The project has emphasized the community impacts of massive data centers as the industry booms in and around the metro area. The plan, residents say, would also remove the natural tree buffer between the neighborhood and the troubled Fulton County Jail on Rice Street.
The two projects — which are deeply opposed by the communities around them — cast a spotlight on the statewide Public Service Commission elections. The board’s members oversee Georgia’s electricity and natural gas rates.
Opponents of Georgia’s process of electing all five PSC members statewide — instead of by districts — say it discriminates against Black voters and violates the Voting Rights Act. Lawsuits over Georgia’s PSC elections haven’t been successful, but appeals are pending.
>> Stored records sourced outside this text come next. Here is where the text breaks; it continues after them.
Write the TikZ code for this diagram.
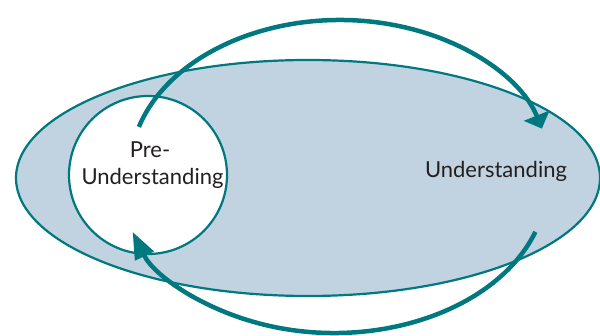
\documentclass[tikz,border=0pt]{standalone}
\usepackage{fontspec}
\setmainfont{Lato}
\usetikzlibrary{shapes.geometric,arrows.meta,calc}
\definecolor{teal}{HTML}{00787F}
\definecolor{lightfill}{HTML}{C1D2E0}
\definecolor{txt}{HTML}{231F20}
\tikzset{
  bigellipse/.style={ellipse,draw=teal,line width=2.2pt,fill=lightfill,inner sep=0pt,minimum width=584pt,minimum height=236pt},
  precircle/.style={circle,draw=teal,line width=2.2pt,fill=white,inner sep=0pt,minimum size=158pt},
  lbl/.style={font=\fontsize{22}{26}\selectfont,text=txt,inner sep=0pt,anchor=base},
  cyclearrow/.style={draw=teal,line width=4.5pt}
}
\begin{document}
\begin{tikzpicture}[x=1pt,y=1pt]
\useasboundingbox (0,0) rectangle (600,335);
\node[bigellipse] (und) at (308,157) {};
\node[precircle] (pre) at (148,160) {};
\node[lbl] (pretxt1) at (150,177) {Pre-};
\node[lbl] (pretxt2) at (152.5,150) {Understanding};
\node[lbl] (undtxt) at (496,157) {Understanding};
% top arc: from pre-understanding to understanding
\coordinate (topc) at (340,165);
\coordinate (tops) at ($(topc)+(163.3:210pt and 150pt)$);
\draw[cyclearrow,-{Triangle[length=14pt,width=27pt]}] (tops) arc[start angle=163.3,end angle=16,x radius=210pt,y radius=150pt];
% bottom arc: from understanding back to pre-understanding
\coordinate (botc) at (334,152);
\coordinate (bots) at ($(botc)+(-19:213pt and 150pt)$);
\draw[cyclearrow,-{Triangle[length=27pt,width=20pt]}] (bots) arc[start angle=-19,end angle=-161,x radius=213pt,y radius=150pt];
\end{tikzpicture}
\end{document}
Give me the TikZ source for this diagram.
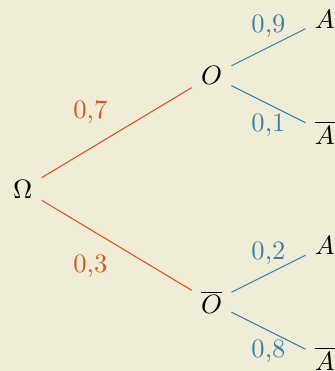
\documentclass[tikz,border=0pt]{standalone}
\usepackage{xcolor}
\usepackage{tikz}
\definecolor{treebg}{HTML}{F0EDD6}
\definecolor{treeorange}{HTML}{E0541E}
\definecolor{treeblue}{HTML}{3B7FAE}

\begin{document}
\begin{tikzpicture}[
  evt/.style={inner sep=3.33pt},
  lvlone/.style={draw=treeorange},
  lvltwo/.style={draw=treeblue},
  pone/.style={text=treeorange},
  ptwo/.style={text=treeblue}
]
\useasboundingbox[fill=treebg] (-0.302,-2.411) rectangle (4.135,2.503);
\node[evt] (om) at (0,0) {$\Omega$};
\node[evt] (o) at (2.5,1.5) {$O$};
\node[evt] (ob) at (2.5,-1.5) {$\overline{O}$};
\node[evt] (oa) at (4,2.25) {$A$};
\node[evt] (oab) at (4,0.75) {$\overline{A}$};
\node[evt] (oba) at (4,-0.75) {$A$};
\node[evt] (obab) at (4,-2.25) {$\overline{A}$};

\draw[lvlone] (om) -- node[pone,above left]{0,7} (o);
\draw[lvlone] (om) -- node[pone,below left]{0,3} (ob);
\draw[lvltwo] (o) -- node[ptwo,above]{0,9} (oa);
\draw[lvltwo] (o) -- node[ptwo,below]{0,1} (oab);
\draw[lvltwo] (ob) -- node[ptwo,above]{0,2} (oba);
\draw[lvltwo] (ob) -- node[ptwo,below]{0,8} (obab);
\end{tikzpicture}
\end{document}
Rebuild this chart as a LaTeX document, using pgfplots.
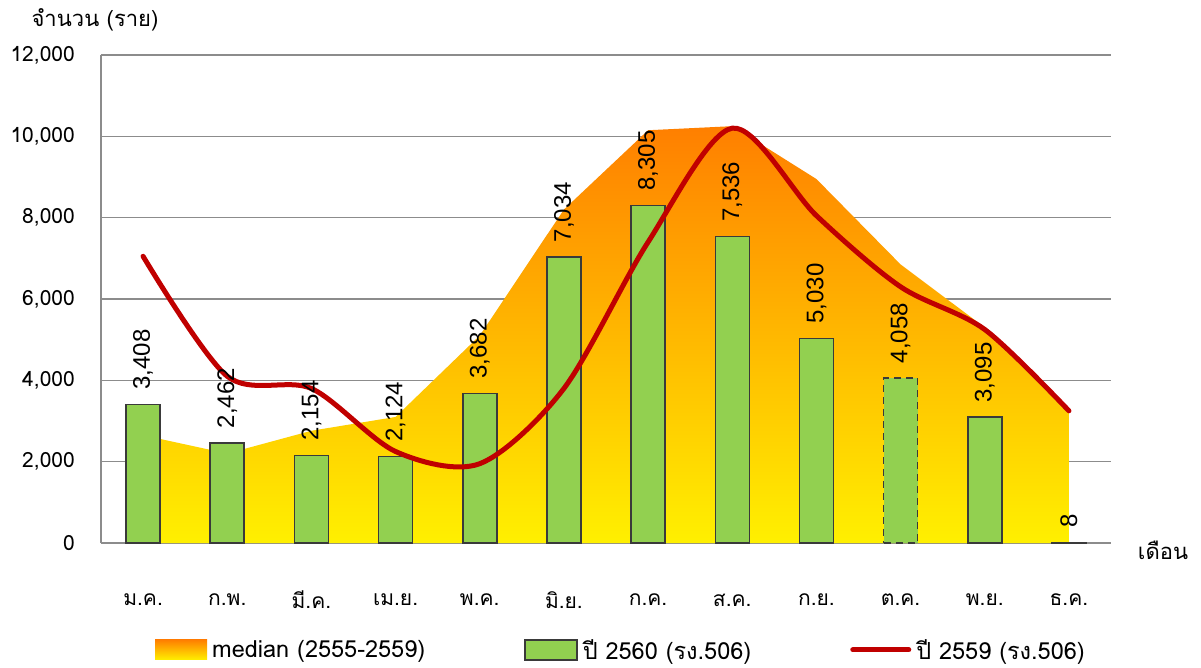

Westside residents say utility projects like the Vine City substation are exactly why the utility commission board members should be elected by the communities they represent so they can advocate for those neighborhoods.
One of the complainants on the lawsuit is Rev. James Woodall, the former president of the Georgia NAACP and associate minister at the Lindsay Street Baptist Church.
“There are processes in place that really prevent us from having our voice heard,” Woodall told the residents gathered for the emergency town hall.
“We need to get out the vote,” he said. “We need to ensure that the people who are running understand these issues.”
Since late 2022, a series of rate hikes approved by the PSC have pushed the average Georgia Power residential customer’s monthly bill up by about $43, according to data from the company. Last month, Georgia Power struck a tentative deal with the board to keep its current base electricity rates in place for the next three years.
“It’s not just a slap in the face to Vine City or English Avenue,” Former State Rep. “Able” Mable Thomas said of the rate hikes and unwanted projects. “It’s a slap in the face to the whole city.”